Vector is instrumented with logs and metrics.
Dedicated pipeline metrics are available and a grafana dashboard is available.
For the sake of the demo, the dashboard is a lightweight version of the full vector.dev.
In this demo, on error, the log is dropped and it is possible to collect all dropped messages of the pipeline.
## dead letter queue for dropped messages
[sinks.dlq_loki]
type = "loki"
endpoint = "http://loki:3100"
inputs = ["*.dropped"]
encoding = { codec = "json" }
labels = { application = "dead-letter-queue", host="", pid="" }
In this demo, a bad logs
is not a key value and the pipeline fails so that this log appears in the dropped inputs.

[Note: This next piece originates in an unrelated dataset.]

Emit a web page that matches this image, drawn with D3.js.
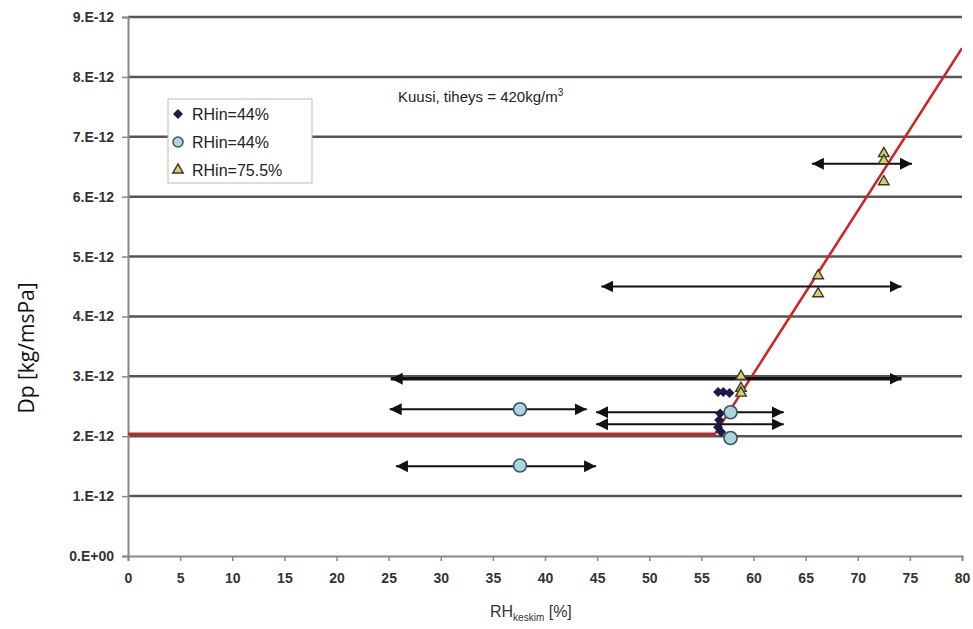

Vector produces such log on error which is helpful to analyze which component is failing("component_id": "applog_file"
), the error message("message": "function call error for \"parse_key_value\" at (5:82): could not parse whole line successfully"
) and the full log message("message": "t=2023-11-23T13:00:14.872126641+00:00\tbad logs"
)
{
"file": "/workspace/app/log/03523229af2f_20231123.log",
"host": "03523229af2f",
"message": "t=2023-11-23T13:00:14.872126641+00:00\tbad logs",
"metadata": {
"dropped": {
"component_id": "applog_file",
"component_kind": "transform",
"component_type": "remap",
"message": "function call error for \"parse_key_value\" at (5:82): could not parse whole line successfully",
"reason": "error"
}
},
"source_type": "file"
}
The Utilization
graph helps to monitor components utilization to quickly identify a component using too much resources.
Sinks and sources components bandwidth is monitored through Component sent
and Component received
Buffer Events is also important to care, in case of problem on the sink side, the number of events can be high and it is important to check that there is no dropped telemetry due to a sink problem.
Vector can also be used as a drop-in solution of node exporter to reduce the number of agent per host.
This grafana graph has been imported and vector has been configured to export host metrics.